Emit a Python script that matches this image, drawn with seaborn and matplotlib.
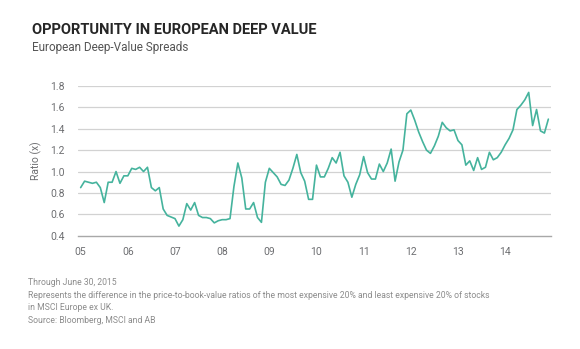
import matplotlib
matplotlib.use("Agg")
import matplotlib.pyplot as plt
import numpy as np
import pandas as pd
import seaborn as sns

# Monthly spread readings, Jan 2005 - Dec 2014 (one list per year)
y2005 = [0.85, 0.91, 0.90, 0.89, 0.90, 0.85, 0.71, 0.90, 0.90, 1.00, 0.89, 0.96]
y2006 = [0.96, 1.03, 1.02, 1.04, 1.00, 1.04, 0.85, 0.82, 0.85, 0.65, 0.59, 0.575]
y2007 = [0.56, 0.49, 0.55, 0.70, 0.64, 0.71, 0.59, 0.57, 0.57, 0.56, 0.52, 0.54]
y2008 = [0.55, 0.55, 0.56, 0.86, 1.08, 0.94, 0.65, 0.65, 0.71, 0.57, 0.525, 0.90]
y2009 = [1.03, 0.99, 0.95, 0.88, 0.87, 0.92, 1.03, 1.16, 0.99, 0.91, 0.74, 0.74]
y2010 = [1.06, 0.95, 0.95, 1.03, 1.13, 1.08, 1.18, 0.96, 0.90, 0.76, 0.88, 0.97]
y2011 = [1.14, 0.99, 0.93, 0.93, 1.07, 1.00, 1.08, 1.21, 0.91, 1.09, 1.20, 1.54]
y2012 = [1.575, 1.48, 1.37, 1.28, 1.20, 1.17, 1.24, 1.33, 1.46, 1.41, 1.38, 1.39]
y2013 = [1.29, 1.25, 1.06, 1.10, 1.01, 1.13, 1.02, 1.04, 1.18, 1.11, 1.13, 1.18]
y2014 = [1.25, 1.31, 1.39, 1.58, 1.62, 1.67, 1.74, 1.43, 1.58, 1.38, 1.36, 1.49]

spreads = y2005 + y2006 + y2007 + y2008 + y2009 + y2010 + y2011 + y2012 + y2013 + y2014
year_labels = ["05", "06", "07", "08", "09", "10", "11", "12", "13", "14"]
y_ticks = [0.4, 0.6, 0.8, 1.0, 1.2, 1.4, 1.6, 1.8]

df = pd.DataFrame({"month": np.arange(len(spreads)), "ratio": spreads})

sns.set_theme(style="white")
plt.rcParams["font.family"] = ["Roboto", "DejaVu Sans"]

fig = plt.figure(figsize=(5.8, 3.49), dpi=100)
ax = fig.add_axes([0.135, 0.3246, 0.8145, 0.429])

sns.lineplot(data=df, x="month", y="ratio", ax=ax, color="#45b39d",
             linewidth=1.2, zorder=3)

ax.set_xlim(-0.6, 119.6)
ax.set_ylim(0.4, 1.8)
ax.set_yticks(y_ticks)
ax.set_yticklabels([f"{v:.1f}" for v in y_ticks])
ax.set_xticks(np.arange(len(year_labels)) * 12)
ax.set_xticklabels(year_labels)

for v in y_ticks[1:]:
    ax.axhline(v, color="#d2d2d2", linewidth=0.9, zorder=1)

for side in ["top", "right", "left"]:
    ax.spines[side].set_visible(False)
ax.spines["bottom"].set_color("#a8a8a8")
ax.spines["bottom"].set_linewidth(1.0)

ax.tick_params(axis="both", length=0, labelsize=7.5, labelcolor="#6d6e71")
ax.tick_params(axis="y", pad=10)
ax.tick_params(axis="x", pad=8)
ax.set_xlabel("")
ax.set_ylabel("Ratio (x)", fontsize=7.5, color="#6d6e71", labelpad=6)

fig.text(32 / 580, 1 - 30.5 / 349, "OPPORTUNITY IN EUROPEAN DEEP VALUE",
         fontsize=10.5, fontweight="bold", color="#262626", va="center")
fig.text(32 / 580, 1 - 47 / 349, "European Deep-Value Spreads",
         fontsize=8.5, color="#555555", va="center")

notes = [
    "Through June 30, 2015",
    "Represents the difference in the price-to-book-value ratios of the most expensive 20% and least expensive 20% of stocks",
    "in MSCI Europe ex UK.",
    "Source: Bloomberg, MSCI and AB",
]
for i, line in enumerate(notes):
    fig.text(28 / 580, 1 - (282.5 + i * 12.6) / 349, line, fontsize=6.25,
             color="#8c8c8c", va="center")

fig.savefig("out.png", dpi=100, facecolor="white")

───

> _Task instructions_: Every line above should be returned exactly; the pictures stay out.

> _Solution for this exercise_:
Emit a Python script that matches this image, drawn with seaborn and matplotlib.
import matplotlib
matplotlib.use("Agg")
import matplotlib.pyplot as plt
import numpy as np
import pandas as pd
import seaborn as sns

# Monthly spread readings, Jan 2005 - Dec 2014 (one list per year)
y2005 = [0.85, 0.91, 0.90, 0.89, 0.90, 0.85, 0.71, 0.90, 0.90, 1.00, 0.89, 0.96]
y2006 = [0.96, 1.03, 1.02, 1.04, 1.00, 1.04, 0.85, 0.82, 0.85, 0.65, 0.59, 0.575]
y2007 = [0.56, 0.49, 0.55, 0.70, 0.64, 0.71, 0.59, 0.57, 0.57, 0.56, 0.52, 0.54]
y2008 = [0.55, 0.55, 0.56, 0.86, 1.08, 0.94, 0.65, 0.65, 0.71, 0.57, 0.525, 0.90]
y2009 = [1.03, 0.99, 0.95, 0.88, 0.87, 0.92, 1.03, 1.16, 0.99, 0.91, 0.74, 0.74]
y2010 = [1.06, 0.95, 0.95, 1.03, 1.13, 1.08, 1.18, 0.96, 0.90, 0.76, 0.88, 0.97]
y2011 = [1.14, 0.99, 0.93, 0.93, 1.07, 1.00, 1.08, 1.21, 0.91, 1.09, 1.20, 1.54]
y2012 = [1.575, 1.48, 1.37, 1.28, 1.20, 1.17, 1.24, 1.33, 1.46, 1.41, 1.38, 1.39]
y2013 = [1.29, 1.25, 1.06, 1.10, 1.01, 1.13, 1.02, 1.04, 1.18, 1.11, 1.13, 1.18]
y2014 = [1.25, 1.31, 1.39, 1.58, 1.62, 1.67, 1.74, 1.43, 1.58, 1.38, 1.36, 1.49]

spreads = y2005 + y2006 + y2007 + y2008 + y2009 + y2010 + y2011 + y2012 + y2013 + y2014
year_labels = ["05", "06", "07", "08", "09", "10", "11", "12", "13", "14"]
y_ticks = [0.4, 0.6, 0.8, 1.0, 1.2, 1.4, 1.6, 1.8]

df = pd.DataFrame({"month": np.arange(len(spreads)), "ratio": spreads})

sns.set_theme(style="white")
plt.rcParams["font.family"] = ["Roboto", "DejaVu Sans"]

fig = plt.figure(figsize=(5.8, 3.49), dpi=100)
ax = fig.add_axes([0.135, 0.3246, 0.8145, 0.429])

sns.lineplot(data=df, x="month", y="ratio", ax=ax, color="#45b39d",
             linewidth=1.2, zorder=3)

ax.set_xlim(-0.6, 119.6)
ax.set_ylim(0.4, 1.8)
ax.set_yticks(y_ticks)
ax.set_yticklabels([f"{v:.1f}" for v in y_ticks])
ax.set_xticks(np.arange(len(year_labels)) * 12)
ax.set_xticklabels(year_labels)

for v in y_ticks[1:]:
    ax.axhline(v, color="#d2d2d2", linewidth=0.9, zorder=1)

for side in ["top", "right", "left"]:
    ax.spines[side].set_visible(False)
ax.spines["bottom"].set_color("#a8a8a8")
ax.spines["bottom"].set_linewidth(1.0)

ax.tick_params(axis="both", length=0, labelsize=7.5, labelcolor="#6d6e71")
ax.tick_params(axis="y", pad=10)
ax.tick_params(axis="x", pad=8)
ax.set_xlabel("")
ax.set_ylabel("Ratio (x)", fontsize=7.5, color="#6d6e71", labelpad=6)

fig.text(32 / 580, 1 - 30.5 / 349, "OPPORTUNITY IN EUROPEAN DEEP VALUE",
         fontsize=10.5, fontweight="bold", color="#262626", va="center")
fig.text(32 / 580, 1 - 47 / 349, "European Deep-Value Spreads",
         fontsize=8.5, color="#555555", va="center")

notes = [
    "Through June 30, 2015",
    "Represents the difference in the price-to-book-value ratios of the most expensive 20% and least expensive 20% of stocks",
    "in MSCI Europe ex UK.",
    "Source: Bloomberg, MSCI and AB",
]
for i, line in enumerate(notes):
    fig.text(28 / 580, 1 - (282.5 + i * 12.6) / 349, line, fontsize=6.25,
             color="#8c8c8c", va="center")

fig.savefig("out.png", dpi=100, facecolor="white")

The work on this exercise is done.